Vendor Management – Plan for Success

Vendor management is most relevant where you have a material impact and can affect some leverage on your upstream platform providers.  If you’re a smaller company, focus on other areas of the Partner Strategy Framework.

Last time, I talked about the need to learn about the organization and role dynamics of larger partners so you can efficiently engage them.  Once you have a sense of their goals and how they are measured, it’s time to work out a joint plan for success.

Vendor Management - Plan for Success

Joint business plans are often driven by the platform vendor, seeking to gain your commitment to a certain level of sales and ensure your satisfaction with the partnering relationship.  This satisfaction may be measured through surveys: ask your vendor contact if there is such a measurement and the outcome they are seeking.

Partner business planning typically occurs after the managed partner list is locked.  You have to be collaborative and approach with a win/win objective of course, but realize you have leverage to request more support in context of the business plan if that’s the case

The platform vendor may request technical certification of your developers, regular sharing of your pipeline & roadmap, and that you accomplish certain pull-through sales or internal share shift.  In turn, you should seek their commitment across technical, marketing, and sales efforts including:

  1. Preferred positioning with field go-to-market teams (particularly if your solution is industry-specific) in context of playbooks, solution maps, and ongoing field communications

  2. Prominent positioning in online directories & advertising/sponsorships

  3. Joint marketing support such as tele-sales campaigns, case studies, and placement in prominent launch events

  4. Channel building efforts (e.g., introductions to a target list of SI partners)

  5. Executive sponsorship (perhaps speaking at your annual user conference)

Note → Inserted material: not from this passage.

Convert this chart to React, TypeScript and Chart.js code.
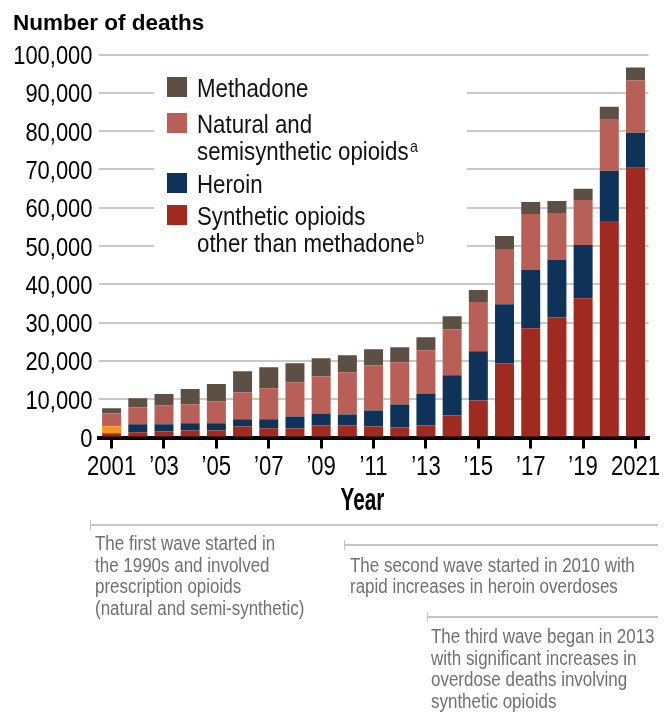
import { useEffect, useRef } from "react";
import { Chart, registerables } from "chart.js";

Chart.register(...registerables);

const FONT = '"Liberation Sans", Arial, sans-serif';

const years = [
  "2001", "2002", "2003", "2004", "2005", "2006", "2007", "2008", "2009", "2010",
  "2011", "2012", "2013", "2014", "2015", "2016", "2017", "2018", "2019", "2020", "2021",
];
const tickLabels = [
  "2001", "", "\u201903", "", "\u201905", "", "\u201907", "", "\u201909", "",
  "\u201911", "", "\u201913", "", "\u201915", "", "\u201917", "", "\u201919", "", "2021",
];

const synthetic = [1130, 1390, 1570, 1830, 1830, 2880, 2430, 2360, 3140, 3140, 2880, 2620, 3140, 5760, 9690, 19370, 28530, 31410, 36390, 56540, 70420];
const heroin = [1830, 2090, 1910, 1910, 1910, 1910, 2360, 3140, 3140, 2880, 4190, 6020, 8380, 10470, 12830, 15450, 15180, 14920, 13870, 13090, 9160];
const natural = [3400, 4370, 4900, 4970, 5680, 6990, 8040, 8900, 9690, 10990, 11780, 10990, 11260, 12040, 12830, 14400, 14660, 12300, 11780, 13350, 13610];
const methadone = [1300, 2430, 2960, 3930, 4530, 5500, 5500, 4970, 4710, 4450, 4190, 3930, 3400, 3400, 3140, 3400, 3140, 3140, 2880, 3400, 3400];

const C_METH = "#5e4f45";
const C_NAT = "#b86057";
const C_HER = "#0f3358";
const C_SYN = "#a12a20";
const C_HER_2001 = "#f7941d";

const legendItems = [
  { color: C_METH, lines: ["Methadone"], sup: "" },
  { color: C_NAT, lines: ["Natural and", "semisynthetic opioids"], sup: "a" },
  { color: C_HER, lines: ["Heroin"], sup: "" },
  { color: C_SYN, lines: ["Synthetic opioids", "other than methadone"], sup: "b" },
];

const annotations = [
  { x: 90, lineY: 525, textX: 95, firstBaseline: 550, lines: ["The first wave started in", "the 1990s and involved", "prescription opioids", "(natural and semi-synthetic)"] },
  { x: 344, lineY: 545, textX: 350, firstBaseline: 571.7, lines: ["The second wave started in 2010 with", "rapid increases in heroin overdoses"] },
  { x: 427, lineY: 617, textX: 431, firstBaseline: 643, lines: ["The third wave began in 2013", "with significant increases in", "overdose deaths involving", "synthetic opioids"] },
];

function drawText(
  ctx: CanvasRenderingContext2D,
  text: string,
  x: number,
  y: number,
  size: number,
  sx: number,
  opts: { bold?: boolean; align?: CanvasTextAlign; color?: string } = {}
) {
  ctx.save();
  ctx.font = `${opts.bold ? "bold " : ""}${size}px ${FONT}`;
  ctx.fillStyle = opts.color || "#000";
  ctx.textAlign = opts.align || "left";
  ctx.textBaseline = "alphabetic";
  ctx.translate(x, y);
  ctx.scale(sx, 1);
  ctx.fillText(text, 0, 0);
  const w = ctx.measureText(text).width * sx;
  ctx.restore();
  return w;
}

const decorPlugin = {
  id: "decor",
  afterDraw(chart: any) {
    const ctx = chart.ctx as CanvasRenderingContext2D;
    const ys = chart.scales.y;
    const xs = chart.scales.x;

    // Y tick labels
    ys.ticks.forEach((t: any, i: number) => {
      const py = ys.getPixelForTick(i);
      drawText(ctx, Number(t.value).toLocaleString("en-US"), 92.5, py + 9.5, 25.5, 0.86, { align: "right" });
    });
    // X tick labels
    xs.ticks.forEach((_t: any, i: number) => {
      const lab = tickLabels[i];
      if (!lab) return;
      drawText(ctx, lab, xs.getPixelForTick(i), 475, 28, 0.79, { align: "center" });
    });

    // Title
    drawText(ctx, "Number of deaths", 13, 30, 22.5, 1.0, { bold: true });

    // Legend
    ctx.save();
    ctx.fillStyle = "#fff";
    ctx.fillRect(154, 62, 313, 196);
    ctx.restore();
    const tops = [77, 113, 173, 205];
    legendItems.forEach((it, i) => {
      const top = tops[i];
      ctx.save();
      ctx.fillStyle = it.color;
      ctx.fillRect(167, top, 20, 20);
      ctx.restore();
      it.lines.forEach((ln, j) => {
        const by = top + 20 + j * 27;
        const w = drawText(ctx, ln, 197, by, 26.5, 0.84, { color: "#111" });
        if (it.sup && j === it.lines.length - 1) {
          drawText(ctx, it.sup, 197 + w + 1.5, by - 8, 17, 0.84, { color: "#111" });
        }
      });
    });

    // X axis title
    drawText(ctx, "Year", 362.5, 510, 30.5, 0.68, { bold: true, align: "center" });

    // Annotations
    annotations.forEach((a) => {
      ctx.save();
      ctx.strokeStyle = "#c4c4c4";
      ctx.lineWidth = 2;
      ctx.beginPath();
      ctx.moveTo(a.x, a.lineY);
      ctx.lineTo(658, a.lineY);
      ctx.stroke();
      ctx.lineWidth = 1;
      ctx.beginPath();
      ctx.moveTo(a.x + 0.5, a.lineY - 5);
      ctx.lineTo(a.x + 0.5, a.lineY + 5);
      ctx.stroke();
      ctx.restore();
      a.lines.forEach((ln, j) => {
        drawText(ctx, ln, a.textX, a.firstBaseline + j * 21.7, 19.5, 0.87, { color: "#707070" });
      });
    });
  },
};

export default function App() {
  const ref = useRef<HTMLCanvasElement>(null);
  useEffect(() => {
    document.body.style.margin = "0";
    const chart = new Chart(ref.current!, {
      type: "bar",
      data: {
        labels: years,
        datasets: [
          { label: "Synthetic opioids other than methadone", data: synthetic, backgroundColor: C_SYN },
          { label: "Heroin", data: heroin, backgroundColor: heroin.map((_, i) => (i === 0 ? C_HER_2001 : C_HER)) },
          { label: "Natural and semisynthetic opioids", data: natural, backgroundColor: C_NAT },
          { label: "Methadone", data: methadone, backgroundColor: C_METH },
        ],
      },
      options: {
        animation: false,
        responsive: true,
        maintainAspectRatio: false,
        layout: { padding: { left: 0, top: 54.5, right: 20.4, bottom: 0 } },
        datasets: { bar: { categoryPercentage: 1, barPercentage: 0.725 } },
        plugins: { legend: { display: false }, tooltip: { enabled: false }, title: { display: false } },
        scales: {
          x: {
            stacked: true,
            offset: true,
            grid: {
              offset: false,
              drawOnChartArea: false,
              drawTicks: true,
              tickLength: 11,
              lineWidth: 3,
              color: (c: any) => (c.index % 2 === 0 ? "#000" : "rgba(0,0,0,0)"),
            },
            border: { display: true, color: "#000", width: 4 },
            ticks: { display: false, autoSkip: false, maxRotation: 0, minRotation: 0 },
            afterFit: (s: any) => {
              s.height = 717 - 437.5;
            },
          },
          y: {
            stacked: true,
            min: 0,
            max: 100000,
            ticks: { display: false, stepSize: 10000 },
            grid: { color: "#c8c8c8", lineWidth: 2, drawTicks: false },
            border: { display: false },
            afterFit: (s: any) => {
              s.width = 98.5;
            },
          },
        },
      },
      plugins: [decorPlugin],
    });
    return () => chart.destroy();
  }, []);
  return (
    <div style={{ position: "absolute", left: 0, top: 0, width: 669, height: 717 }}>
      <canvas ref={ref} />
    </div>
  );
}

  6. Access to preferred technical training and support

Partners often view joint planning as an administrative task rather than a tool to define and guide the relationship.  Review the business plan quarterly with your account manager to ensure you’re both on track.  Seek concessions where the vendor isn’t fulfilling their end of the plan.  If done properly, partner business planning gives you the justification for greater resources (to achieve common goals) and permission to ask for more as the year progresses.